Accelerated "on-the-fly" coupled-cluster path-integral molecular dynamics: Impact of nuclear quantum effects on an asymmetric proton

TL;DR

This paper introduces an accelerated coupled-cluster path-integral molecular dynamics method that efficiently captures nuclear quantum effects and electron correlation, demonstrated on a proton shared by water and formaldehyde.

Contribution

It combines quantum ring-polymer contraction with a second-generation Car-Parrinello-like dynamics to enable feasible correlated PIMD calculations at finite temperature.

Findings

Nuclear quantum effects broaden covalent bond-length distributions.

Proton transfer probability decreases when quantum effects are included.

Electron correlation and nuclear quantum effects can counteract each other in magnetic properties.

Abstract

We present an accelerated ``on-the-fly'' coupled-cluster path-integral molecular dynamics (PIMD) method for finite-temperature simulations in which electron correlation and nuclear quantum effects are treated simultaneously.
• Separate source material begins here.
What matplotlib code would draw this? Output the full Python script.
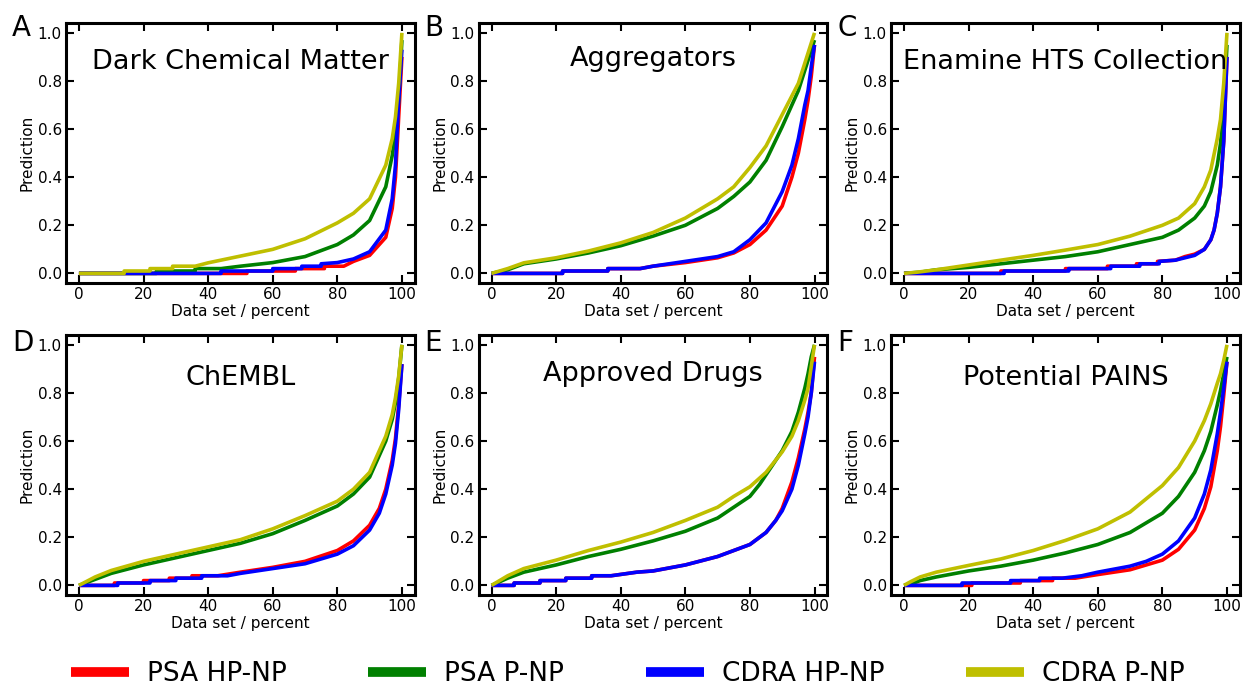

The approach is based on our quantum ring-polymer contraction (qRPC) technique, in which the inexpensive Hartree-Fock potential is evaluated on the full ring-polymer, while the expensive coupled-cluster correction is evaluated on the centroid only. This qRPC decomposition is combined with a second-generation Car-Parrinello-like dynamics of the Hartree-Fock reference and a basis-consistent extrapolation of the coupled-cluster and de-excitation amplitudes. The combination of all three acceleration layers is essential for making correlated PIMD calculations feasible. We apply the method to a proton shared by water and formaldehyde. Relative to classical nuclei, nuclear quantum effects broaden covalent X--H bond-length distributions, reduce the bias of the shared proton toward formaldehyde, and shift the mean proton-transfer coordinate from 0.206 to 0.135A. The probability of finding the proton closer to formaldehyde decreases from 81.7$\%$ to 61.1$\%$. The corresponding nuclear magnetic shielding tensors show that electron correlation and nuclear quantum effects are of comparable magnitude and can act in opposite directions. These results demonstrate that predictive simulations of asymmetric hydrogen bonds require a simultaneous treatment of correlated electronic structure and nuclear quantum fluctuations.